В одной из сцен балета Маргарита сидит в шезлонге в алом бальном платье, окруженная обожателями. Аштон утверждал, что именно так выглядела Анна Павлова во время ее визита в Лиму в Перу.

С Фонтейн Аштон работал уже много лет, и они хорошо понимали друг друга, а вот с Нуреевым возникали проблемы. Вредило не только недостаточное знание языка. Благовоспитанный джентльмен Аштон не выносил конфронтаций и совершенно не умел ругаться, в то время как Нуреев не стеснялся материться на репетициях. К счастью, англичанин не понимал смысла этих выражений, но интонации все равно оказывались доходчивее слов. «Фреду порой не слишком нравились его сибирские манеры», – вспоминал один из участников тех репетиций. Иногда, не желая спорить, Аштон просто выходил «перекурить», предоставляя Нурееву делать, что он хочет.

Ролан Пети

Весьма интересным было обращение Нуреева, классического танцовщика, к современной хореографии. Первым его шагом в этом направлении стала встреча с гениальным Роланом Пети.

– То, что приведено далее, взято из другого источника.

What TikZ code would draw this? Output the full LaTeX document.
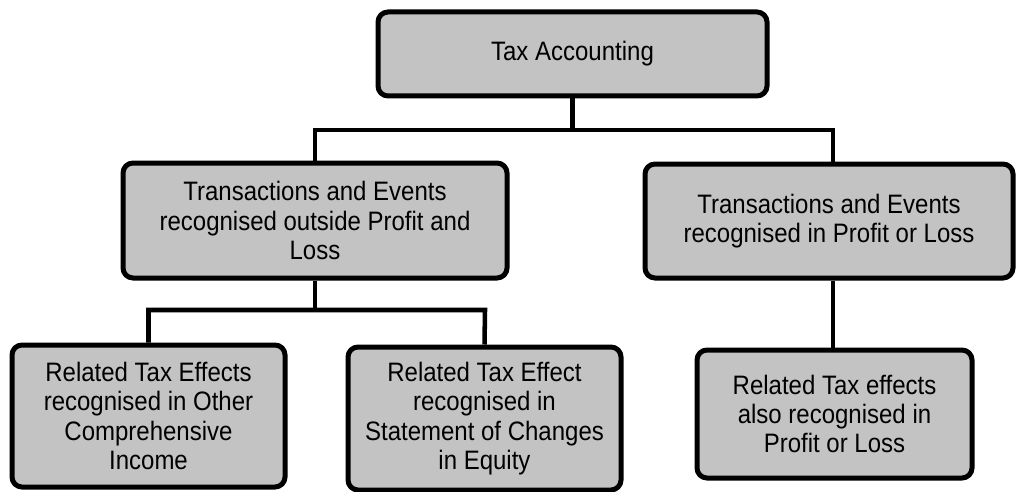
\documentclass[tikz,border=0pt]{standalone}
\usepackage{fontspec}
\setmainfont[FakeStretch=0.9]{Liberation Sans}
\definecolor{boxgray}{RGB}{195,195,195}
\begin{document}
\begin{tikzpicture}[x=0.75pt,y=-0.75pt,
  box/.style={draw=black, fill=boxgray, line width=3.75pt, rounded corners=7.5pt,
    align=center, inner sep=0pt, font=\fontsize{20pt}{22pt}\selectfont},
  conn/.style={draw=black, line width=3.4pt}]
\useasboundingbox (0,0) rectangle (1017,492);
\node[box, minimum width=291.75pt, minimum height=63pt] (top) at (572.5,54) {Tax Accounting};
\node[box, minimum width=288pt, minimum height=86.25pt] (midL) at (315,220.5)
  {Transactions and Events\\recognised outside Profit and\\Loss};
\node[box, minimum width=276pt, minimum height=85.5pt] (midR) at (829,221)
  {Transactions and Events\\recognised in Profit or Loss};
\node[box, minimum width=204.75pt, minimum height=106.5pt] (botL) at (148.5,416)
  {Related Tax Effects\\recognised in Other\\Comprehensive\\Income};
\node[box, minimum width=204.75pt, minimum height=107.25pt] (botM) at (484.5,418.5)
  {Related Tax Effect\\recognised in\\Statement of Changes\\in Equity};
\node[box, minimum width=206.25pt, minimum height=96pt] (botR) at (834.5,414)
  {Related Tax effects\\also recognised in\\Profit or Loss};
\coordinate (jl) at (315,130);
\coordinate (jr) at (833,130);
\coordinate (kl) at (149,310);
\coordinate (kr) at (485,310);
\draw[conn] (top.south) -- (top.south |- jl);
\draw[conn] (midL.north) |- (jr) -- (jr |- midR.north);
\draw[conn] (midL.south) -- (midL.south |- kl);
\draw[conn] (botL.north) |- (kr) -- (botM.north);
\draw[conn] (jr |- midR.south) -- (jr |- botR.north);
\end{tikzpicture}
\end{document}
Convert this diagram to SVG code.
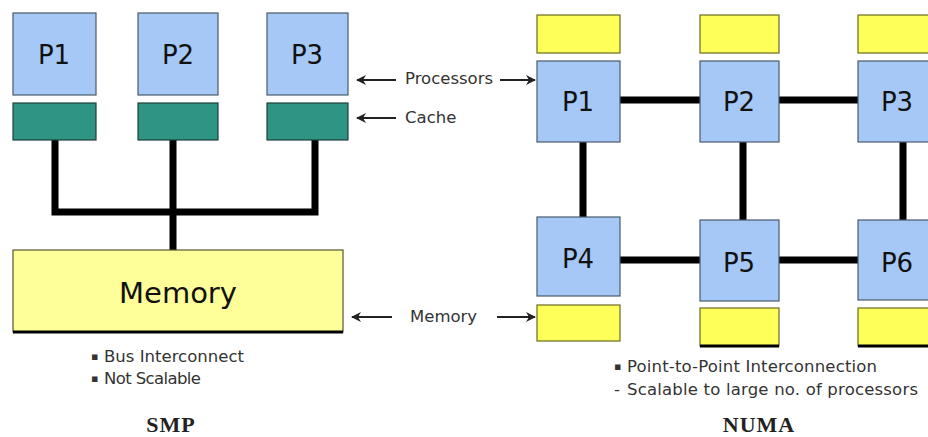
<svg xmlns="http://www.w3.org/2000/svg" width="928" height="437" viewBox="0 0 928 437">
<style>
.proc{fill:#a6c8f6;stroke:#4a5a6a;stroke-width:1.2}
.cache{fill:#2e9484;stroke:#1f3f3a;stroke-width:1.2}
.mem{fill:#ffff5a;stroke:#6a6a20;stroke-width:1.2}
.smem{fill:#ffff99;stroke:#555533;stroke-width:1.2}
.pl{font-family:"DejaVu Sans",Verdana,sans-serif;font-size:26px;fill:#111;text-anchor:middle}
.lbl{font-family:"DejaVu Sans",Verdana,sans-serif;font-size:16.5px;fill:#333}
.bul{font-family:"DejaVu Sans",Verdana,sans-serif;font-size:11px;fill:#333}
.ttl{font-family:"Liberation Serif","Times New Roman",serif;font-weight:bold;font-size:22px;fill:#222;text-anchor:middle;letter-spacing:1px}
.wire{stroke:#000;stroke-width:7;fill:none}
.arr{stroke:#222;stroke-width:1.8;fill:none;marker-end:url(#ah)}
.shadow{stroke:#000;stroke-width:3}
</style>
<defs>
<marker id="ah" viewBox="0 0 10 10" refX="9" refY="5" markerWidth="10" markerHeight="10" orient="auto" markerUnits="userSpaceOnUse">
<path d="M0,0 L10,5 L0,10 L3,5 Z" fill="#222"/>
</marker>
</defs>
<g id="connectors">
<path class="wire" d="M55,140 V212 M173,140 V250 M315,140 V212 M51.5,212 H318.5"/>
<path class="wire" d="M620,100 H700 M779,100 H858 M620,260 H700 M779,260 H858 M583,142 V217 M743,142 V220 M903,142 V220"/>
<line class="arr" x1="396" y1="80" x2="357" y2="80"/>
<line class="arr" x1="500" y1="80" x2="535" y2="80"/>
<line class="arr" x1="396" y1="118" x2="357" y2="118"/>
<line class="arr" x1="392" y1="317" x2="352" y2="317"/>
<line class="arr" x1="497" y1="317" x2="535" y2="317"/>
</g>
<g id="smp-p1"><rect class="proc" x="13" y="13" width="83" height="82"/><text class="pl" x="54" y="64">P1</text></g>
<g id="smp-p2"><rect class="proc" x="138" y="13" width="80" height="82"/><text class="pl" x="178" y="64">P2</text></g>
<g id="smp-p3"><rect class="proc" x="267" y="13" width="81" height="82"/><text class="pl" x="307" y="64">P3</text></g>
<g id="smp-c1"><rect class="cache" x="13" y="103" width="83" height="37"/></g>
<g id="smp-c2"><rect class="cache" x="138" y="103" width="80" height="37"/></g>
<g id="smp-c3"><rect class="cache" x="267" y="103" width="81" height="37"/></g>
<g id="smp-memory"><rect class="smem" x="13" y="250" width="330" height="82"/><line class="shadow" x1="13" y1="332" x2="343" y2="332"/><text x="178" y="303" font-family="'DejaVu Sans',Verdana,sans-serif" font-size="29" fill="#111" text-anchor="middle">Memory</text></g>
<g id="labels">
<text class="lbl" x="405" y="84">Processors</text>
<text class="lbl" x="405" y="123">Cache</text>
<text class="lbl" x="410" y="322">Memory</text>
<text class="bul" x="91" y="360">▪</text>
<text class="lbl" x="104" y="362" textLength="140">Bus Interconnect</text>
<text class="bul" x="91" y="382">▪</text>
<text class="lbl" x="104" y="384" textLength="97">Not Scalable</text>
<text class="bul" x="614" y="370">▪</text>
<text class="lbl" x="627" y="372" textLength="250">Point-to-Point Interconnection</text>
<text class="lbl" x="614" y="395">-</text>
<text class="lbl" x="627" y="395" textLength="291">Scalable to large no. of processors</text>
<text class="ttl" x="171" y="432">SMP</text>
<text class="ttl" x="759" y="432">NUMA</text>
</g>
<g id="numa-m1"><rect class="mem" x="537" y="15" width="83" height="38"/></g>
<g id="numa-m2"><rect class="mem" x="700" y="15" width="79" height="38"/></g>
<g id="numa-m3"><rect class="mem" x="858" y="15" width="80" height="38"/></g>
<g id="numa-p1"><rect class="proc" x="537" y="61" width="83" height="81"/><text class="pl" x="578" y="111">P1</text></g>
<g id="numa-p2"><rect class="proc" x="700" y="61" width="79" height="81"/><text class="pl" x="739" y="111">P2</text></g>
<g id="numa-p3"><rect class="proc" x="858" y="61" width="80" height="81"/><text class="pl" x="897" y="111">P3</text></g>
<g id="numa-p4"><rect class="proc" x="537" y="217" width="83" height="79"/><text class="pl" x="578" y="268">P4</text></g>
<g id="numa-p5"><rect class="proc" x="700" y="220" width="79" height="81"/><text class="pl" x="739" y="272">P5</text></g>
<g id="numa-p6"><rect class="proc" x="858" y="220" width="80" height="80"/><text class="pl" x="897" y="272">P6</text></g>
<g id="numa-m4"><rect class="mem" x="537" y="305" width="83" height="36"/></g>
<g id="numa-m5"><rect class="mem" x="700" y="308" width="79" height="38"/><line class="shadow" x1="700" y1="346" x2="779" y2="346"/></g>
<g id="numa-m6"><rect class="mem" x="858" y="308" width="80" height="38"/><line class="shadow" x1="858" y1="346" x2="938" y2="346"/></g>
</svg>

Пети родился в 1924 году в Париже, в семье владельца небольшого бистро. Учиться балету он стал случайно: один из посетителей заметил, что у мальчика есть к этому способности, и отец отдал его в школу. В 16 лет Ролан Пети был принят в кордебалет Парижской оперы, директором которой в то время был Серж Лифарь. Тот сразу обратил внимание на одаренного танцовщика и стал поручать ему сольные партии.

В конце Второй мировой войны Ролан Пети занялся постановкой собственных балетов. Его первым крупным успехом в 1945 году стали «Комедианты» на музыку Анри Коре. Спустя год в театре Шанз-Элизе состоялась премьера балета «Юноша и смерть» по сценарию поэта Жана Кокто на музыку Баха. Этот десятиминутный балет стал первым из его признанных шедевров.

С Роланом Пети работали многие звезды балета: Жанин Шарра, Рене Жанмер, Марго Фонтейн, Карла Фраччи, Эрик Брун и Паоло Бартолуцци. Делал он постановки и для российских танцовщиков, так, для Майи Плисецкой он поставил балет «Больная роза».

В 1954 году Ролан Пети женился на балерине Зизи Жанмер, и у них родилась дочь. Супруги очень любили друг друга и много вместе работали.

В 1965-м Ролан и Зизи познакомились с Рудольфом, восхищавшимся талантом балетмейстера. Ролан быстро вспомнил того прыткого юношу, пробравшегося к нему за кулисы на Фестивале в Вене, и отнесся к нему – теперь ставшему звездой – с теплотой и пониманием.